[artinfo] Lectures of Edward Soja

zoran eric ericz at sbb.co.yu
Thu Sep 21 12:21:55 CEST 2006


Museum of Contemporary Art Belgrade, Monday 25th of September at 6 PM 

In the framework of the research project of the 
Centre for Visual Culture MOCAB titled 
Differentiated Neighbourhoods guest lecuturer 
professor Edward W. Soja will give a talk on the 
topic of:

SPATIAL JUSTICE IN THE POSTMETROPOLIS

About the lecture:

The modern metropolis has been experiencing 
far-reaching changes over the past thirty years. 
One of the major features of this 
postmetropolitan transformation, as I will 
describe it, has been intensifying economic 
inequalities and social polarization, or, in 
other words, increasing social and economic 
injustices.  I will discuss the growing 
importance of understanding justice from a 
critical spatial perspective both in theory and 
in political practice.  Social movements seeking 
spatial justice have begun to emerge at many 
different scales, from the global justice 
movement to the emergence of community-based 
struggles over the “rights to the city,” reviving 
Henri Lefebvre's old idea of “le droit a la 
ville.”

Second lecture of professor Soja with the title:

THE SPATIAL TURN IN THE HUMAN SCIENCES

(National Library of Serbia, Tuesday 26th of September at 7 PM)

About the lecture:

A look at the remarkable diffusion of spatial 
thinking across nearly all the social sciences 
and humanities, after at least a century and a 
half during which time and history were 
ontologically and epistemologically privileged 
over space and geography.  Particular attention 
will be given to the creative reconfigurations of 
spatial thinking developed in the works of Henri 
Lefebvre and Michel Foucault, and to more recent 
approaches to understanding the generative effect 
of cities and other examples of spatial causality.

The lecturer:

Professor Soja teaches in the Regional and 
International Development (RID) area of Urban 
Planning at UCLA. He also teaches courses in 
urban political economy and planning theory.

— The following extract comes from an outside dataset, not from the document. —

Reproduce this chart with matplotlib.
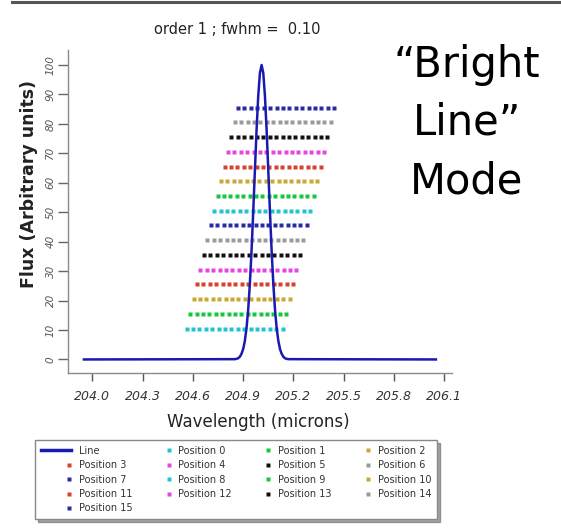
#!/usr/bin/env python3
"""
Bright line mode: line profile with the sampled slit positions.
"""
import numpy as np
import matplotlib
matplotlib.use('Agg')
import matplotlib.pyplot as plt
from matplotlib.lines import Line2D
from matplotlib.legend_handler import HandlerLine2D

# Line profile (order 1, fwhm = 0.10 micron)
line_wave = [203.95,
             204.85, 204.86, 204.87, 204.88, 204.89, 204.90, 204.91, 204.92,
             204.93, 204.94, 204.95, 204.96, 204.97, 204.98, 204.99, 205.00,
             205.01,
             205.02, 205.03, 205.04, 205.05, 205.06, 205.07, 205.08, 205.09,
             205.10, 205.11, 205.12, 205.13, 205.14, 205.15, 205.16, 205.17,
             206.05]
line_flux = [0.0,
             0.1, 0.2, 0.4, 0.9, 1.9, 3.5, 6.3, 10.6,
             16.9, 25.7, 36.8, 50.0, 64.2, 77.9, 89.5, 97.3,
             100.0,
             97.3, 89.5, 77.9, 64.2, 50.0, 36.8, 25.7, 16.9,
             10.6, 6.3, 3.5, 1.9, 0.9, 0.4, 0.2, 0.1,
             0.0]

# Slit positions: flux level of each row and wavelength of its first pixel
position_names = [f"Position {i}" for i in range(16)]
position_levels = [10.5, 15.5, 20.5, 25.5, 30.5, 35.5, 40.5, 45.5,
                   50.5, 55.5, 60.5, 65.5, 70.5, 75.5, 80.5, 85.5]
position_start = [204.563, 204.584, 204.604, 204.625, 204.645, 204.666,
                  204.686, 204.707, 204.727, 204.748, 204.768, 204.789,
                  204.809, 204.830, 204.850, 204.870]
# wavelength offsets of the 16 detector pixels along a row
pixel_offsets = [0.000, 0.038, 0.076, 0.115, 0.153, 0.191, 0.229, 0.267,
                 0.306, 0.344, 0.382, 0.420, 0.458, 0.497, 0.535, 0.573]
position_colors = ['#22c4d0', '#17c93a', '#c8a833', '#d8412b',
                   '#e645e0', '#111111', '#9a9a9a', '#2a2aa0',
                   '#22c4d0', '#17c93a', '#c8a833', '#d8412b',
                   '#e645e0', '#111111', '#9a9a9a', '#2a2aa0']

x_ticks = [204.0, 204.3, 204.6, 204.9, 205.2, 205.5, 205.8, 206.1]
y_ticks = [0, 10, 20, 30, 40, 50, 60, 70, 80, 90, 100]

LINE_COLOR = '#1a1ab0'


class RightDotHandler(HandlerLine2D):
    """Legend handler that puts the single marker at the right end of the handle."""
    def get_xdata(self, legend, xdescent, ydescent, width, height, fontsize):
        x = np.array([-xdescent + 0.93 * width])
        return x, x


fig = plt.figure(figsize=(5.61, 5.28), dpi=100)
ax = fig.add_axes([68 / 561, 155 / 528, 384 / 561, 323 / 528])

# dotted rows for each slit position
for level, start, color in zip(position_levels, position_start, position_colors):
    xs = [start + off for off in pixel_offsets]
    ax.plot(xs, [level] * len(xs), ls='none', marker='s', ms=2.3,
            mec='none', color=color, zorder=2)

ax.plot(line_wave, line_flux, color=LINE_COLOR, lw=1.8, zorder=3)

ax.set_xlim(203.855, 206.146)
ax.set_ylim(-4.6, 105.1)

for side in ['top', 'right']:
    ax.spines[side].set_visible(False)
for side in ['left', 'bottom']:
    ax.spines[side].set_color('#8a8a8a')
    ax.spines[side].set_linewidth(1.0)

ax.set_xticks(x_ticks)
ax.set_xticklabels([f"{v:.1f}" for v in x_ticks], fontsize=9, style='italic',
                   color='#333333')
ax.set_yticks(y_ticks)
ax.set_yticklabels([str(v) for v in y_ticks], fontsize=7.5, style='italic',
                   color='#555555', rotation=90, va='center')
ax.tick_params(axis='x', direction='out', length=6, width=1, color='#555555', pad=6)
ax.tick_params(axis='y', direction='out', length=7, width=1, color='#666666', pad=2)

fig.text(258 / 561, 1 - 422 / 528, "Wavelength (microns)", ha='center', va='center',
         fontsize=12, color='#222222')
fig.text(29.5 / 561, 1 - 184 / 528, "Flux (Arbitrary units)", ha='center', va='center',
         rotation=90, fontsize=12.5, fontweight='bold', color='#222222')
fig.text(237 / 561, 1 - 29 / 528, "order 1 ; fwhm =  0.10", ha='center', va='center',
         fontsize=10.5, color='#222222')

# mode annotation on the right
for txt, base in [("\u201cBright", 77), ("Line\u201d", 135), ("Mode", 193)]:
    fig.text(467 / 561, 1 - base / 528, txt, ha='center', va='baseline',
             fontsize=30, color='black')

# thin dark rule along the top edge
fig.add_artist(Line2D([12 / 561, 1.0], [1 - 1.5 / 528, 1 - 1.5 / 528],
                      transform=fig.transFigure, color='#555555', lw=2.2))

# legend, filled column by column to read row by row
line_handle = Line2D([], [], color=LINE_COLOR, lw=2.5)
pos_handles = [Line2D([], [], ls='none', marker='s', ms=2.5, mec='none', color=c)
               for c in position_colors]
columns = [[('Line', line_handle)] + [(position_names[i], pos_handles[i]) for i in (3, 7, 11, 15)],
           [(position_names[i], pos_handles[i]) for i in (0, 4, 8, 12)],
           [(position_names[i], pos_handles[i]) for i in (1, 5, 9, 13)],
           [(position_names[i], pos_handles[i]) for i in (2, 6, 10, 14)]]
labels = [lab for col in columns for lab, _ in col]
handles = [h for col in columns for _, h in col]

leg = fig.legend(handles, labels, ncol=4, loc='upper left',
                 bbox_to_anchor=(35 / 561, 0.0, 402 / 561, 1 - 440 / 528),
                 mode='expand', fontsize=7, handlelength=3.1, handletextpad=0.8,
                 labelspacing=0.45, borderpad=0.6, borderaxespad=0,
                 fancybox=False, shadow=True, edgecolor='#888888',
                 handler_map={h: RightDotHandler() for h in pos_handles})
leg.get_frame().set_linewidth(1.0)
for t in leg.get_texts():
    t.set_color('#333333')

fig.savefig('out.png', dpi=100)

Over 
the last twenty years Edward Soja has focused his 
research and writing on urban restructuring in 
Los Angeles and more broadly on the critical 
study of cities and regions. His wide-ranging 
studies of Los Angeles bring together traditional 
political economy approaches and recent trends in 
critical cultural studies. Of particular interest 
to him is the way issues of class, race, gender, 
and sexuality intersect with what he calls the 
spatiality of social life, and with the new 
cultural politics of difference and identity that 
this generates.

In addition to his work on urban restructuring in 
Los Angeles, professor Soja continues to write on 
how social scientists and philosophers think 
about space and geography, especially in relation 
to how they think about time and history. His 
latest book brings these various research strands 
together in a comprehensive look at the 
geohistory of cities, from their earliest origins 
to the more recent development of what he calls 
the "postmetropolis." His policy interests are 
primarily involved with questions of regional 
development, planning and governance, and with 
the local effects of ethnic and cultural 
diversity in Los Angeles. 


Selected Publications: 

Soja, E.W. Postmodern Geographies: The 
Reassertion of Space in Critical Social Theory. 
London: Verso Press, 1989.

Scott, A.J and E.W. Soja, eds. The City: Los 
Angeles and Urban Theory at the End of the 
Twentieth Century. Berkeley: University of 
California Press. 1996.

Soja, E.W. Thirdspace: Journeys to Los Angeles 
and Other Real-and-Imagined Places. Oxford: Basil 
Blackwell. 1996.

Soja, E.W. Postmetropolis: Critical Studies of 
Cities and Regions. Oxford: Basil Blackwell, 2000.